A faded red barn in Madison County, its sides hung with raccoon skins. The nailed pelts remind me of the sinister French fairy story ‘Bluebeard’- a Breton folk tale that, like many of the ballads, has its source in an actual crime.
The young, new wife disobeys Bluebeard’s warning to never enter one locked room in his castle. When curiosity overcomes her, she finds a room scarlet with blood and the hanging corpses of her husband’s past wives.
But the song this painting refers to is not a murder ballad. It is ‘Silver Dagger’ (“Katy Dear’ and ‘Drowsy Sleeper’ in older versions).
All men are false, says my mother
They’ll tell you wicked, lovin’ lies
The very next evening, they’ll court another
Leave you alone to pine and sigh.
My daddy is a handsome devil
He’s got a chain five miles long
And on every link a heart does dangle
Of another maid he’s loved and wronged.
Go court another tender maiden
And hope that she will be your wife
For I’ve been warned and I’ve decided
To sleep alone all of my life.
In the face of real, or imagined, competition, this girl has given up on love. She fears her heart will be nailed up like some trophy, but I paint her as though she may already be hanging from the barn.

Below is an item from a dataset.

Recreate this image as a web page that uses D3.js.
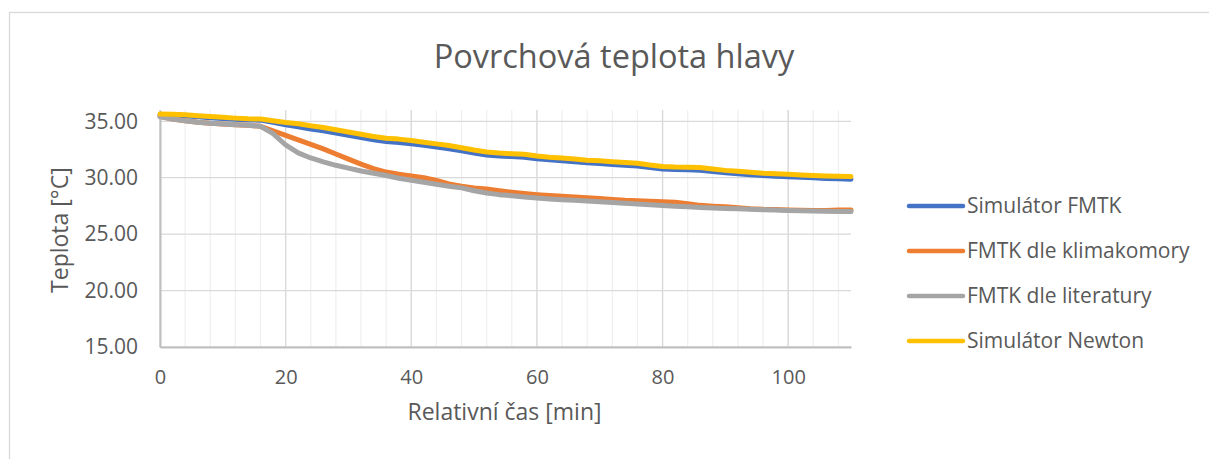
<!DOCTYPE html>
<html>
<head>
<meta charset="utf-8">
<script src="https://cdn.jsdelivr.net/npm/d3@7"></script>
<style>
  body { margin: 0; background: #fff; }
  text { font-family: "Open Sans", sans-serif; fill: #595959; }
</style>
</head>
<body>
<div id="chart"></div>
<script>
// time in minutes
const times = [0, 2, 4, 6, 8, 10, 12, 14, 16, 18, 20, 22, 24, 26, 28, 30, 32, 34, 36, 38,
    40, 42, 44, 46, 48, 50, 52, 54, 56, 58, 60, 62, 64, 66, 68, 70, 72, 74, 76, 78,
    80, 82, 84, 86, 88, 90, 92, 94, 96, 98, 100, 102, 104, 106, 108, 110];

const simFmtk = [35.55, 35.53, 35.48, 35.4, 35.32, 35.25, 35.18, 35.12, 35.1, 34.9,
    34.7, 34.52, 34.32, 34.15, 33.95, 33.75, 33.55, 33.37, 33.2, 33.12,
    33.0, 32.87, 32.72, 32.57, 32.38, 32.18, 32.02, 31.93, 31.87, 31.82,
    31.68, 31.58, 31.5, 31.41, 31.32, 31.26, 31.18, 31.11, 31.04, 30.9,
    30.78, 30.73, 30.7, 30.67, 30.56, 30.44, 30.36, 30.27, 30.2, 30.14,
    30.09, 30.04, 29.99, 29.94, 29.9, 29.87];

const fmtkKlima = [35.45, 35.2, 35.05, 34.92, 34.82, 34.75, 34.7, 34.65, 34.55, 34.15,
    33.75, 33.35, 32.95, 32.55, 32.1, 31.65, 31.2, 30.8, 30.5, 30.32,
    30.15, 30.0, 29.75, 29.45, 29.25, 29.1, 29.0, 28.85, 28.72, 28.6,
    28.5, 28.42, 28.35, 28.3, 28.22, 28.15, 28.08, 28.0, 27.95, 27.92,
    27.88, 27.82, 27.7, 27.55, 27.48, 27.42, 27.35, 27.25, 27.2, 27.18,
    27.15, 27.12, 27.1, 27.1, 27.15, 27.15];

const fmtkLit = [35.4, 35.2, 35.05, 34.92, 34.82, 34.75, 34.7, 34.65, 34.55, 33.9,
    32.9, 32.2, 31.75, 31.4, 31.1, 30.85, 30.6, 30.4, 30.2, 29.95,
    29.78, 29.6, 29.42, 29.25, 29.1, 28.85, 28.65, 28.5, 28.4, 28.3,
    28.2, 28.12, 28.05, 28.0, 27.93, 27.86, 27.8, 27.73, 27.67, 27.6,
    27.53, 27.48, 27.42, 27.37, 27.32, 27.28, 27.24, 27.2, 27.16, 27.13,
    27.1, 27.07, 27.05, 27.02, 27.0, 27.0];

const simNewton = [35.65, 35.63, 35.58, 35.5, 35.42, 35.35, 35.28, 35.22, 35.2, 35.05,
    34.9, 34.78, 34.6, 34.45, 34.25, 34.05, 33.85, 33.65, 33.5, 33.42,
    33.3, 33.15, 33.0, 32.85, 32.65, 32.45, 32.28, 32.18, 32.12, 32.08,
    31.93, 31.82, 31.75, 31.65, 31.55, 31.5, 31.42, 31.35, 31.28, 31.12,
    31.0, 30.95, 30.93, 30.9, 30.78, 30.65, 30.57, 30.48, 30.4, 30.35,
    30.3, 30.25, 30.2, 30.15, 30.12, 30.1];

const seriesNames = ["Simulátor FMTK", "FMTK dle klimakomory", "FMTK dle literatury", "Simulátor Newton"];
const seriesColors = ["#4472C4", "#ED7D31", "#A5A5A5", "#FFC000"];
const seriesValues = [simFmtk, fmtkKlima, fmtkLit, simNewton];

const yTicks = [15, 20, 25, 30, 35];
const xTicks = [0, 20, 40, 60, 80, 100];
const xMinorTicks = d3.range(0, 111, 4);

const W = 1209, H = 459;
const margin = { top: 110, right: 358, bottom: 112, left: 160 };
const width = W - margin.left - margin.right;
const height = H - margin.top - margin.bottom;

const root = d3.select("#chart")
    .append("svg")
    .attr("width", W)
    .attr("height", H);

// chart frame
root.append("rect")
    .attr("x", 9.5)
    .attr("y", 12.5)
    .attr("width", W + 10)
    .attr("height", H + 10)
    .attr("fill", "none")
    .attr("stroke", "#d9d9d9")
    .attr("stroke-width", 1.3);

root.append("text")
    .attr("x", 614)
    .attr("y", 68)
    .attr("text-anchor", "middle")
    .style("font-size", "32.5px")
    .text("Povrchová teplota hlavy");

const svg = root.append("g")
    .attr("transform", `translate(${margin.left},${margin.top})`);

const xScale = d3.scaleLinear()
    .domain([0, 110])
    .range([0, width]);

const yScale = d3.scaleLinear()
    .domain([15, 36])
    .range([height, 0]);

// minor vertical grid
svg.append("g")
    .selectAll("line")
    .data(xMinorTicks)
    .enter()
    .append("line")
    .attr("x1", d => xScale(d)).attr("x2", d => xScale(d))
    .attr("y1", 0).attr("y2", height)
    .attr("stroke", "#f0f0f0")
    .attr("stroke-width", 1.3);

// major vertical grid
svg.append("g")
    .selectAll("line")
    .data(xTicks)
    .enter()
    .append("line")
    .attr("x1", d => xScale(d)).attr("x2", d => xScale(d))
    .attr("y1", 0).attr("y2", height)
    .attr("stroke", "#d9d9d9")
    .attr("stroke-width", 1.3);

// horizontal grid
svg.append("g")
    .selectAll("line")
    .data(yTicks)
    .enter()
    .append("line")
    .attr("x1", 0).attr("x2", width)
    .attr("y1", d => yScale(d)).attr("y2", d => yScale(d))
    .attr("stroke", "#d9d9d9")
    .attr("stroke-width", 1.3);

const xAxis = d3.axisBottom(xScale)
    .tickValues(xTicks)
    .tickSize(0)
    .tickPadding(23);

const yAxis = d3.axisLeft(yScale)
    .tickValues(yTicks)
    .tickSize(0)
    .tickPadding(22)
    .tickFormat(d3.format(".2f"));

const gx = svg.append("g")
    .attr("transform", `translate(0,${height})`)
    .call(xAxis);
gx.select(".domain").attr("stroke", "#bfbfbf").attr("stroke-width", 2);
gx.selectAll("text").style("font-size", "20px").attr("fill", "#595959");

const gy = svg.append("g")
    .call(yAxis);
gy.select(".domain").attr("stroke", "#bfbfbf").attr("stroke-width", 2);
gy.selectAll("text").style("font-size", "21px").attr("fill", "#595959");

svg.append("text")
    .attr("x", xScale(55) - 1)
    .attr("y", height + 73)
    .attr("text-anchor", "middle")
    .style("font-size", "23px")
    .text("Relativní čas [min]");

svg.append("text")
    .attr("transform", "rotate(-90)")
    .attr("x", -(yScale(25) - 4))
    .attr("y", -92)
    .attr("text-anchor", "middle")
    .style("font-size", "23px")
    .text("Teplota [°C]");

const line = d3.line()
    .x((d, i) => xScale(times[i]))
    .y(d => yScale(d));

seriesValues.forEach((vals, i) => {
    svg.append("path")
        .datum(vals)
        .attr("d", line)
        .attr("fill", "none")
        .attr("stroke", seriesColors[i])
        .attr("stroke-width", 5)
        .attr("stroke-linejoin", "round")
        .attr("stroke-linecap", "round");
});

// legend
const legend = root.append("g")
    .attr("transform", "translate(909,206)");

const items = legend.selectAll("g")
    .data(seriesNames)
    .enter()
    .append("g")
    .attr("transform", (d, i) => `translate(0,${i * 45})`);

items.append("line")
    .attr("x1", 0).attr("x2", 54)
    .attr("stroke", (d, i) => seriesColors[i])
    .attr("stroke-width", 4.5)
    .attr("stroke-linecap", "round");

items.append("text")
    .attr("x", 58)
    .attr("dy", "0.35em")
    .style("font-size", "21px")
    .text(d => d);
</script>
</body>
</html>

In her grief, she has stood so long that the grasses have grown up around her, threading through the folds of her skirt.
I got consumed in painting the pelts, and the buckled boards behind her- all those textures provided opportunities to convey her turbulent, churning thoughts.

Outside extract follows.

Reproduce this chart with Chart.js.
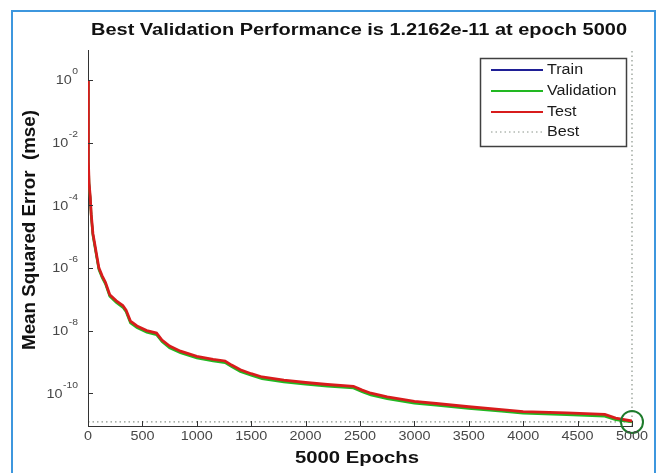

To the patina of age, the Japanese give the word ‘saba’, which literally means rust. Time explains the essence of things. ‘Saba’, as an element of beauty, embodies the link between art and nature.
In this painting, unlike others in the series: without graffiti, without trailers, with Amy in a vintage dress against an old barn, I run the risk of painting old stuff, of being ‘nostalgic’. A dire risk in a post-modernist art world. Worse still, these paintings are heartfelt.

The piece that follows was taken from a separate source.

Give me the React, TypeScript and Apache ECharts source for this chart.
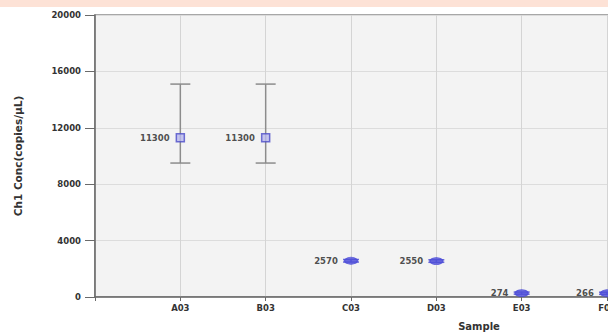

Nonetheless, old barns are dotted about these valleys, and still used. Some things connect the past to the present. Tradition should not always be anathema to the artist. Rousseau observed that the intentionally unconventional man is often the most conventional. It is best not to think too much. A painter thinks with the eye, the gut.
T.S. Eliot warns against a ‘blind or timid adherence’ to the successes of the past, but reminds us “tradition is a matter of much wider significance. It cannot be inherited, and if you want it you must obtain it by great labour. It involves, in the first place, the historical sense, which we may call nearly indispensable to anyone who want to be a poet beyond his twenty-fifth year; and the historical sense involves a perception, not only of the pastness of the past, but of its presence (…) This historical sense, which is a sense of the timeless as well as of the temporal and of the timeless and the temporal together, is what makes a writer traditional. And it is at the same time what makes a writer most acutely conscious of his place in time, of his contemporaneity”.
Sometimes, when I am paying attention, I see the inestimable gift of being an artist. For Proust is right: memory completes experience, and an artist, by physically rendering their world in paint, fashions that memory into something more.
To paint a thing is more than to photograph it. The act of labor in each of those dots on the dress, the leaves, the swirling boards- it pulls many things together. A painting materializes. It is made of the seen world, the imagined world, the remembered world, and the ‘historical’ world. Music, with its universal sentiments, connects my British ancestry to my new home.